I'd happily buy one if the price was reasonable, they dropped Kinect and gave me games that I want to play (I'm no Halo fan). Even if I were to ever purchase one, it will NEVER be my primary gaming machine, simply because of specs and differences in resolutions. I, by the way, can clearly see a difference between 900p (BF4) and 1080p.

At the moment I genuinely struggle to have any kind incentive to get one. Also, having had both of their previous machines (all of Sony's with the exception of 3) I was quite upset with their reveal. I really hoped the rumours were false.
 
Cloud and Kinect have the same stumbling block for gamers. We keep being told how great the technology is and how it will change everything. Then we get Kinect Sports Rivals and Titanfall. :???:

Clouds that actually works still have a heavy downside, unless it's extremely easy to use, the chance that 3rd parties would tap in to it is small to none, making it a exclusive feature on exclusive games that would sell XBOX's with or without cloud.

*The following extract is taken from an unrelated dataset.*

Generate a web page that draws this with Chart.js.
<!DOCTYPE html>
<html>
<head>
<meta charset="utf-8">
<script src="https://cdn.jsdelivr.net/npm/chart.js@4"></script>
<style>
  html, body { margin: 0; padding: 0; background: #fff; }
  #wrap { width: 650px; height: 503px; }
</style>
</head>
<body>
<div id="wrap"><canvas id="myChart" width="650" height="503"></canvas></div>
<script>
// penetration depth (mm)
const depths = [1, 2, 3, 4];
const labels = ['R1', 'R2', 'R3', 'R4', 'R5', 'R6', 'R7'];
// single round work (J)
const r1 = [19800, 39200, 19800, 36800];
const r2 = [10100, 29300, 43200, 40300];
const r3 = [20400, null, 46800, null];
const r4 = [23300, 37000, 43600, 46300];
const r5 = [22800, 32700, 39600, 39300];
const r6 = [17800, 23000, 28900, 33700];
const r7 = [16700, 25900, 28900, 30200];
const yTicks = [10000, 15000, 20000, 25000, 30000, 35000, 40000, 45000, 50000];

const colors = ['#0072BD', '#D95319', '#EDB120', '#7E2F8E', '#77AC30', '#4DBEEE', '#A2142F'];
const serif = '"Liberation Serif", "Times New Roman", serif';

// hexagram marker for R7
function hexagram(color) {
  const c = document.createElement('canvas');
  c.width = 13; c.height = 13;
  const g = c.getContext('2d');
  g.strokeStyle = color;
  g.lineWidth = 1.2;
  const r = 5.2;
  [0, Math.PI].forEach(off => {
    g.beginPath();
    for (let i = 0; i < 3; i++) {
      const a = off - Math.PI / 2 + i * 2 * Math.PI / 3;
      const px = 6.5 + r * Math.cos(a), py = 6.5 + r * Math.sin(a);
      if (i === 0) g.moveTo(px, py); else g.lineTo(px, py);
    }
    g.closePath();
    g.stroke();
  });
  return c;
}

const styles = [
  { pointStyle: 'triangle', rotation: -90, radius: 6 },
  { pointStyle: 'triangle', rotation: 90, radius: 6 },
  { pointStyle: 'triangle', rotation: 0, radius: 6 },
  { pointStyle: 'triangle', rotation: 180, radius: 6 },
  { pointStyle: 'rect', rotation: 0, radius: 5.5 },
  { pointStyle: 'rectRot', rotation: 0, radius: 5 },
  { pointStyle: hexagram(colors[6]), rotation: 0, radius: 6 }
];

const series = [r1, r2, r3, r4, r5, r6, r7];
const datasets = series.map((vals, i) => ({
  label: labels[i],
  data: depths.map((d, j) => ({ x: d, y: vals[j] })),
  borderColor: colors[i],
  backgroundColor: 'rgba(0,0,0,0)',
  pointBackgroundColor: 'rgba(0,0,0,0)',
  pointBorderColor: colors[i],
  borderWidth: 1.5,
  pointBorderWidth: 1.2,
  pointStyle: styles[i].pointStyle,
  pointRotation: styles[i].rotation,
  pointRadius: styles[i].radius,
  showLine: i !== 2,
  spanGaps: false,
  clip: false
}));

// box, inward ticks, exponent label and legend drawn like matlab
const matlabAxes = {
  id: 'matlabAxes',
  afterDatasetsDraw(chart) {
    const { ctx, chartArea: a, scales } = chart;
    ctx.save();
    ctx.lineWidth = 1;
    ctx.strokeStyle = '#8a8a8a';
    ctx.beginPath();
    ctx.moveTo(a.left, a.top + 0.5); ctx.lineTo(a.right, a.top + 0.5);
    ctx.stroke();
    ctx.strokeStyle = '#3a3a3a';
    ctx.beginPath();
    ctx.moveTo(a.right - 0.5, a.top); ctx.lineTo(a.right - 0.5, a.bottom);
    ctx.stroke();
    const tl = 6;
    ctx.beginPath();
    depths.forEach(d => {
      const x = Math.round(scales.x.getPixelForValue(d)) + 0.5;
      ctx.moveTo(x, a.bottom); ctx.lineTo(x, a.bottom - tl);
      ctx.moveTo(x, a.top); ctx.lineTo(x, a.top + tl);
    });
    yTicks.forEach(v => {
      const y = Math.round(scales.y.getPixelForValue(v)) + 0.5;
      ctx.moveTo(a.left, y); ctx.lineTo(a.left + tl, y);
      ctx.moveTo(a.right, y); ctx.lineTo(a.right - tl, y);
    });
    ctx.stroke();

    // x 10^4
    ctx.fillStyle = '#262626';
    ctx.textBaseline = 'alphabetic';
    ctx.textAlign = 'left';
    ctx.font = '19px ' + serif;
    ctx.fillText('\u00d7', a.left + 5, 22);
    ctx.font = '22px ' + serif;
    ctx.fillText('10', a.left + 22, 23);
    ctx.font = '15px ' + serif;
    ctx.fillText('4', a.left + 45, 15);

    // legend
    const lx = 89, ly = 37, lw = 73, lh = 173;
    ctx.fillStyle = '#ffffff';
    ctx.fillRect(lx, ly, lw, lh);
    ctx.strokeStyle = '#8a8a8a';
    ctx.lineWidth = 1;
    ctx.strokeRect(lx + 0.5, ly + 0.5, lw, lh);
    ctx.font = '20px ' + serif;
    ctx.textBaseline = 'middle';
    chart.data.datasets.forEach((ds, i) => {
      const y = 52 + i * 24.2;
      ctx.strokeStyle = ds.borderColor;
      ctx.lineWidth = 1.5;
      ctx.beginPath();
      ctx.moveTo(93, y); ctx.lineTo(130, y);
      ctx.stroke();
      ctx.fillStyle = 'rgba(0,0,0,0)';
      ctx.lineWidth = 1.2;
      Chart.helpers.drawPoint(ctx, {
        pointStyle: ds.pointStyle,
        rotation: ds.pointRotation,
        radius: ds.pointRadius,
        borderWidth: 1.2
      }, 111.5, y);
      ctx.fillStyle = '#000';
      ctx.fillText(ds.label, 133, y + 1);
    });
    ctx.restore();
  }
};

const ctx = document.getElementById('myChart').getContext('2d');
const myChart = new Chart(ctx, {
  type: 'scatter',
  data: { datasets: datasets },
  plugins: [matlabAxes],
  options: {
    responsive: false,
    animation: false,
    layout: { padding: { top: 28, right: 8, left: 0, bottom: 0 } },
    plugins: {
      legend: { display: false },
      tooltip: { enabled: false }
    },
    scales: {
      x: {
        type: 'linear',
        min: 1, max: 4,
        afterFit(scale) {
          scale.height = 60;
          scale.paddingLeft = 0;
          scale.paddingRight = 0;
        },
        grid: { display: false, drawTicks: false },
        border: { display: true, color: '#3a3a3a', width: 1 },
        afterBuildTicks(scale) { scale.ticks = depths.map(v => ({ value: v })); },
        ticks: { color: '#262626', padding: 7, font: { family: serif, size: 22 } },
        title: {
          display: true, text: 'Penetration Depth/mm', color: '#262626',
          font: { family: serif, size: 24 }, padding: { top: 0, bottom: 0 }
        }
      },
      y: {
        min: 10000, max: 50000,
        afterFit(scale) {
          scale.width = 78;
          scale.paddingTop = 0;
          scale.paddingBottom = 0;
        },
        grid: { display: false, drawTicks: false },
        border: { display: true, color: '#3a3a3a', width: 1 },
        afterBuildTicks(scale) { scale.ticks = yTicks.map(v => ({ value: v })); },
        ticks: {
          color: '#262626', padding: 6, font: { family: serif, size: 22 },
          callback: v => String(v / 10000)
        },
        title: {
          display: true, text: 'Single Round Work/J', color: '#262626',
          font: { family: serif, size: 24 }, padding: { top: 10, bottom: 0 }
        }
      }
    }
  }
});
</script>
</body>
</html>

And as i said before, unless it's something groundbreaking cloud support that has taken Microsoft years to develop, it would be possible for Sony to copy it.

Consider what we're discussing in sales so far, weaker hardware selling for $100 more. What if it was only $50 more (permanently and advertised and official)? XOne sales would get a bump. What if it was the same price? They'd get another bump. What if it was cheaper? Yet another.

Most likely, but my new found pessimism is based on Titanfall release coupled with price reductions and limited sales :-/
 
Wouldn't they still have the option to buy the overpriced SKU? How many gamers care about Kinect or watching TV on their console? How many non-gamers buy a $500 console?

This is the problem with MS and it's choices. They tried creating a ONE size to fit/rule them ALL strategy to maximize ecosystem leverage but have now created a situation where they can't maneuver much at all if they want to keep those profit margins on the hardware. A kinectless version allows for movement. Fans or those who have the ONE already may be pissed but they already have the thing anyways.